Exercise requirements:
Exclude images, then output the remaining data verbatim.
======== Dataset excerpt ========
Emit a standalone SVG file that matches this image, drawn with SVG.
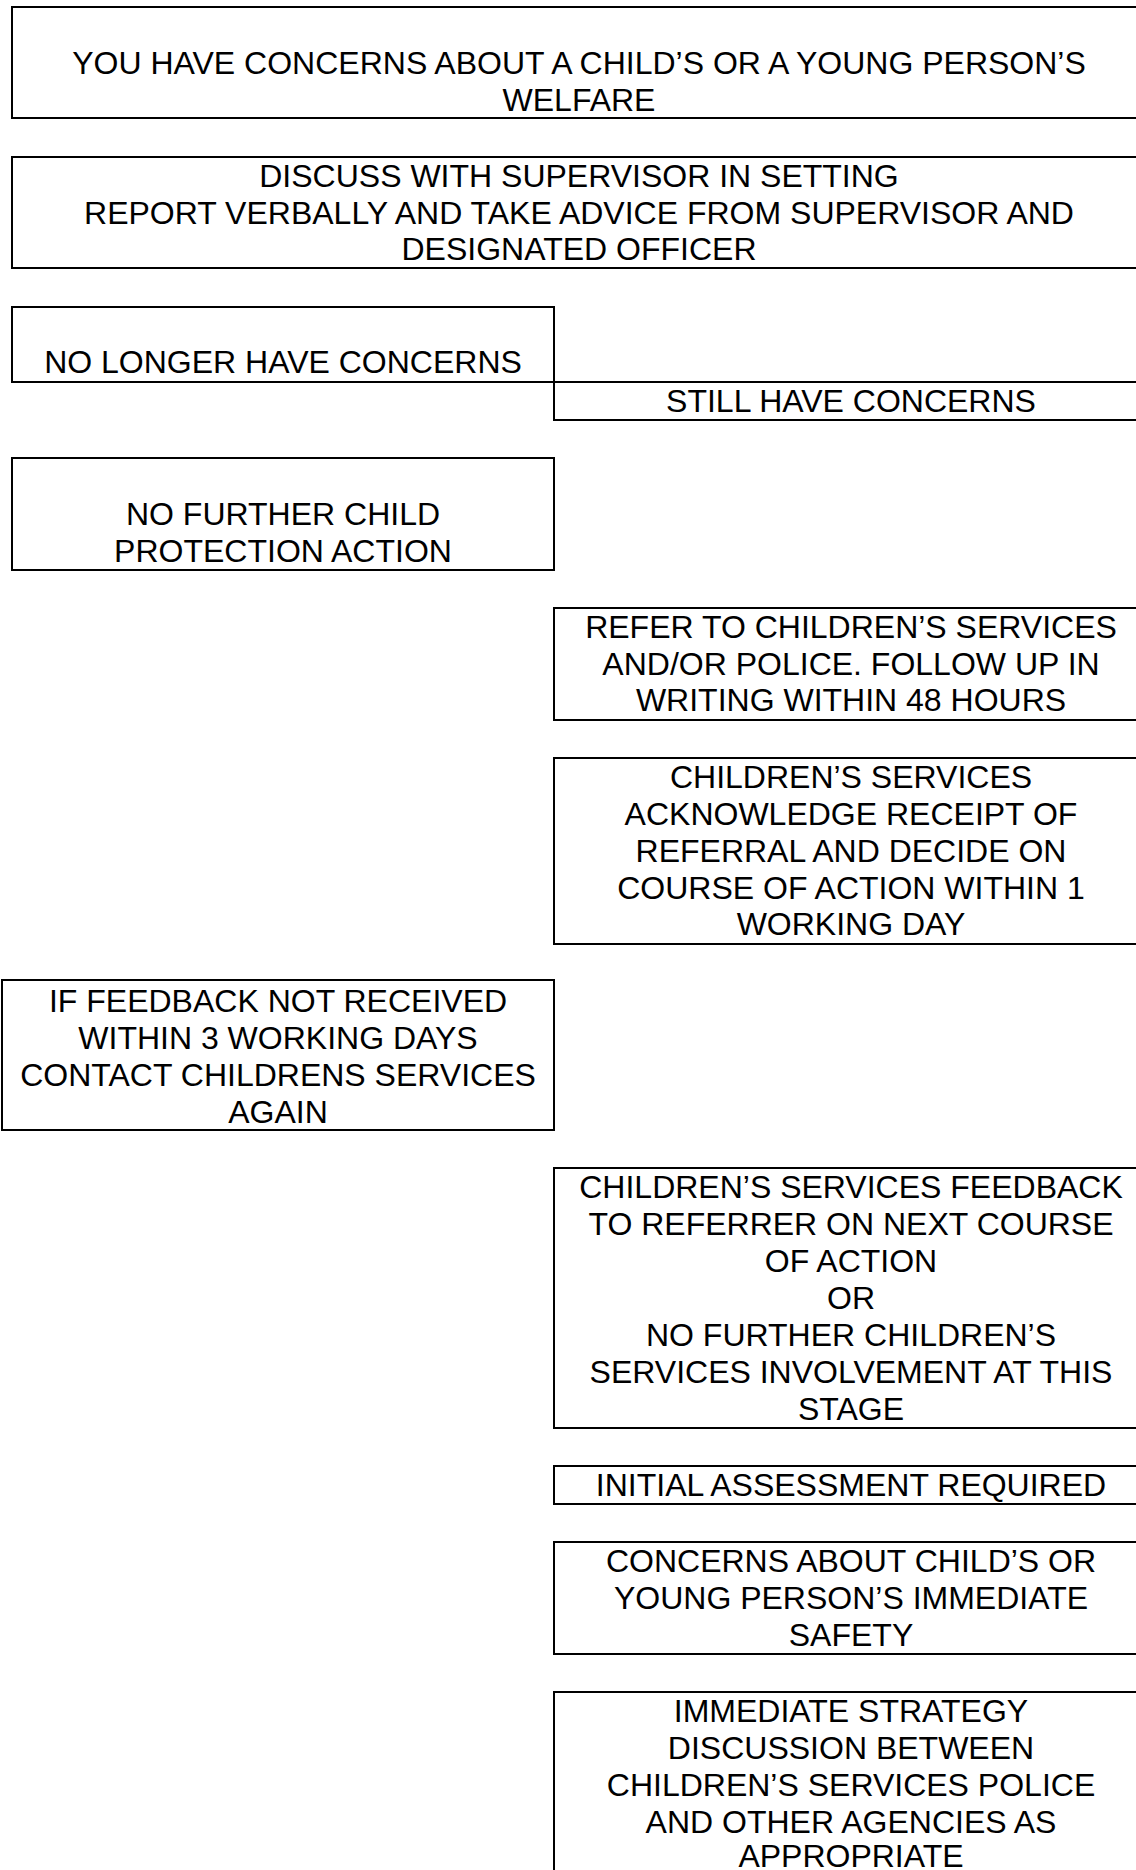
<svg xmlns="http://www.w3.org/2000/svg" width="1136" height="1870" viewBox="0 0 1136 1870">
<style>
.box{fill:#fff;stroke:#000;stroke-width:2}
.t{font-family:"Liberation Sans",Arial,sans-serif;font-size:32px;fill:#000;text-anchor:middle}
</style>
<rect x="0" y="0" width="1136" height="1870" fill="#fff"/>
<g id="connectors"></g>
<g id="n1"><rect class="box" x="12" y="7" width="1134" height="111"/>
<text class="t" x="579" y="74">YOU HAVE CONCERNS ABOUT A CHILD’S OR A YOUNG PERSON’S</text>
<text class="t" x="579" y="111">WELFARE</text></g>
<g id="n2"><rect class="box" x="12" y="157" width="1134" height="111"/>
<text class="t" x="579" y="187">DISCUSS WITH SUPERVISOR IN SETTING</text>
<text class="t" x="579" y="224">REPORT VERBALLY AND TAKE ADVICE FROM SUPERVISOR AND</text>
<text class="t" x="579" y="260">DESIGNATED OFFICER</text></g>
<g id="n3"><rect class="box" x="12" y="307" width="542" height="75"/>
<text class="t" x="283" y="373">NO LONGER HAVE CONCERNS</text></g>
<g id="n4"><rect class="box" x="554" y="382" width="594" height="38"/>
<text class="t" x="851" y="412">STILL HAVE CONCERNS</text></g>
<g id="n5"><rect class="box" x="12" y="458" width="542" height="112"/>
<text class="t" x="283" y="525">NO FURTHER CHILD</text>
<text class="t" x="283" y="562">PROTECTION ACTION</text></g>
<g id="n6"><rect class="box" x="554" y="608" width="594" height="112"/>
<text class="t" x="851" y="638">REFER TO CHILDREN’S SERVICES</text>
<text class="t" x="851" y="675">AND/OR POLICE. FOLLOW UP IN</text>
<text class="t" x="851" y="711">WRITING WITHIN 48 HOURS</text></g>
<g id="n7"><rect class="box" x="554" y="758" width="594" height="186"/>
<text class="t" x="851" y="788">CHILDREN’S SERVICES</text>
<text class="t" x="851" y="825">ACKNOWLEDGE RECEIPT OF</text>
<text class="t" x="851" y="862">REFERRAL AND DECIDE ON</text>
<text class="t" x="851" y="899">COURSE OF ACTION WITHIN 1</text>
<text class="t" x="851" y="935">WORKING DAY</text></g>
<g id="n8"><rect class="box" x="2" y="980" width="552" height="150"/>
<text class="t" x="278" y="1012">IF FEEDBACK NOT RECEIVED</text>
<text class="t" x="278" y="1049">WITHIN 3 WORKING DAYS</text>
<text class="t" x="278" y="1086">CONTACT CHILDRENS SERVICES</text>
<text class="t" x="278" y="1123">AGAIN</text></g>
<g id="n9"><rect class="box" x="554" y="1168" width="594" height="260"/>
<text class="t" x="851" y="1198">CHILDREN’S SERVICES FEEDBACK</text>
<text class="t" x="851" y="1235">TO REFERRER ON NEXT COURSE</text>
<text class="t" x="851" y="1272">OF ACTION</text>
<text class="t" x="851" y="1309">OR</text>
<text class="t" x="851" y="1346">NO FURTHER CHILDREN’S</text>
<text class="t" x="851" y="1383">SERVICES INVOLVEMENT AT THIS</text>
<text class="t" x="851" y="1420">STAGE</text></g>
<g id="n10"><rect class="box" x="554" y="1466" width="594" height="38"/>
<text class="t" x="851" y="1496">INITIAL ASSESSMENT REQUIRED</text></g>
<g id="n11"><rect class="box" x="554" y="1542" width="594" height="112"/>
<text class="t" x="851" y="1572">CONCERNS ABOUT CHILD’S OR</text>
<text class="t" x="851" y="1609">YOUNG PERSON’S IMMEDIATE</text>
<text class="t" x="851" y="1646">SAFETY</text></g>
<g id="n12"><rect class="box" x="554" y="1692" width="594" height="200"/>
<text class="t" x="851" y="1722">IMMEDIATE STRATEGY</text>
<text class="t" x="851" y="1759">DISCUSSION BETWEEN</text>
<text class="t" x="851" y="1796">CHILDREN’S SERVICES POLICE</text>
<text class="t" x="851" y="1833">AND OTHER AGENCIES AS</text>
<text class="t" x="851" y="1867">APPROPRIATE</text></g>
</svg>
========
Expected output:
Emit a standalone SVG file that matches this image, drawn with SVG.
<svg xmlns="http://www.w3.org/2000/svg" width="1136" height="1870" viewBox="0 0 1136 1870">
<style>
.box{fill:#fff;stroke:#000;stroke-width:2}
.t{font-family:"Liberation Sans",Arial,sans-serif;font-size:32px;fill:#000;text-anchor:middle}
</style>
<rect x="0" y="0" width="1136" height="1870" fill="#fff"/>
<g id="connectors"></g>
<g id="n1"><rect class="box" x="12" y="7" width="1134" height="111"/>
<text class="t" x="579" y="74">YOU HAVE CONCERNS ABOUT A CHILD’S OR A YOUNG PERSON’S</text>
<text class="t" x="579" y="111">WELFARE</text></g>
<g id="n2"><rect class="box" x="12" y="157" width="1134" height="111"/>
<text class="t" x="579" y="187">DISCUSS WITH SUPERVISOR IN SETTING</text>
<text class="t" x="579" y="224">REPORT VERBALLY AND TAKE ADVICE FROM SUPERVISOR AND</text>
<text class="t" x="579" y="260">DESIGNATED OFFICER</text></g>
<g id="n3"><rect class="box" x="12" y="307" width="542" height="75"/>
<text class="t" x="283" y="373">NO LONGER HAVE CONCERNS</text></g>
<g id="n4"><rect class="box" x="554" y="382" width="594" height="38"/>
<text class="t" x="851" y="412">STILL HAVE CONCERNS</text></g>
<g id="n5"><rect class="box" x="12" y="458" width="542" height="112"/>
<text class="t" x="283" y="525">NO FURTHER CHILD</text>
<text class="t" x="283" y="562">PROTECTION ACTION</text></g>
<g id="n6"><rect class="box" x="554" y="608" width="594" height="112"/>
<text class="t" x="851" y="638">REFER TO CHILDREN’S SERVICES</text>
<text class="t" x="851" y="675">AND/OR POLICE. FOLLOW UP IN</text>
<text class="t" x="851" y="711">WRITING WITHIN 48 HOURS</text></g>
<g id="n7"><rect class="box" x="554" y="758" width="594" height="186"/>
<text class="t" x="851" y="788">CHILDREN’S SERVICES</text>
<text class="t" x="851" y="825">ACKNOWLEDGE RECEIPT OF</text>
<text class="t" x="851" y="862">REFERRAL AND DECIDE ON</text>
<text class="t" x="851" y="899">COURSE OF ACTION WITHIN 1</text>
<text class="t" x="851" y="935">WORKING DAY</text></g>
<g id="n8"><rect class="box" x="2" y="980" width="552" height="150"/>
<text class="t" x="278" y="1012">IF FEEDBACK NOT RECEIVED</text>
<text class="t" x="278" y="1049">WITHIN 3 WORKING DAYS</text>
<text class="t" x="278" y="1086">CONTACT CHILDRENS SERVICES</text>
<text class="t" x="278" y="1123">AGAIN</text></g>
<g id="n9"><rect class="box" x="554" y="1168" width="594" height="260"/>
<text class="t" x="851" y="1198">CHILDREN’S SERVICES FEEDBACK</text>
<text class="t" x="851" y="1235">TO REFERRER ON NEXT COURSE</text>
<text class="t" x="851" y="1272">OF ACTION</text>
<text class="t" x="851" y="1309">OR</text>
<text class="t" x="851" y="1346">NO FURTHER CHILDREN’S</text>
<text class="t" x="851" y="1383">SERVICES INVOLVEMENT AT THIS</text>
<text class="t" x="851" y="1420">STAGE</text></g>
<g id="n10"><rect class="box" x="554" y="1466" width="594" height="38"/>
<text class="t" x="851" y="1496">INITIAL ASSESSMENT REQUIRED</text></g>
<g id="n11"><rect class="box" x="554" y="1542" width="594" height="112"/>
<text class="t" x="851" y="1572">CONCERNS ABOUT CHILD’S OR</text>
<text class="t" x="851" y="1609">YOUNG PERSON’S IMMEDIATE</text>
<text class="t" x="851" y="1646">SAFETY</text></g>
<g id="n12"><rect class="box" x="554" y="1692" width="594" height="200"/>
<text class="t" x="851" y="1722">IMMEDIATE STRATEGY</text>
<text class="t" x="851" y="1759">DISCUSSION BETWEEN</text>
<text class="t" x="851" y="1796">CHILDREN’S SERVICES POLICE</text>
<text class="t" x="851" y="1833">AND OTHER AGENCIES AS</text>
<text class="t" x="851" y="1867">APPROPRIATE</text></g>
</svg>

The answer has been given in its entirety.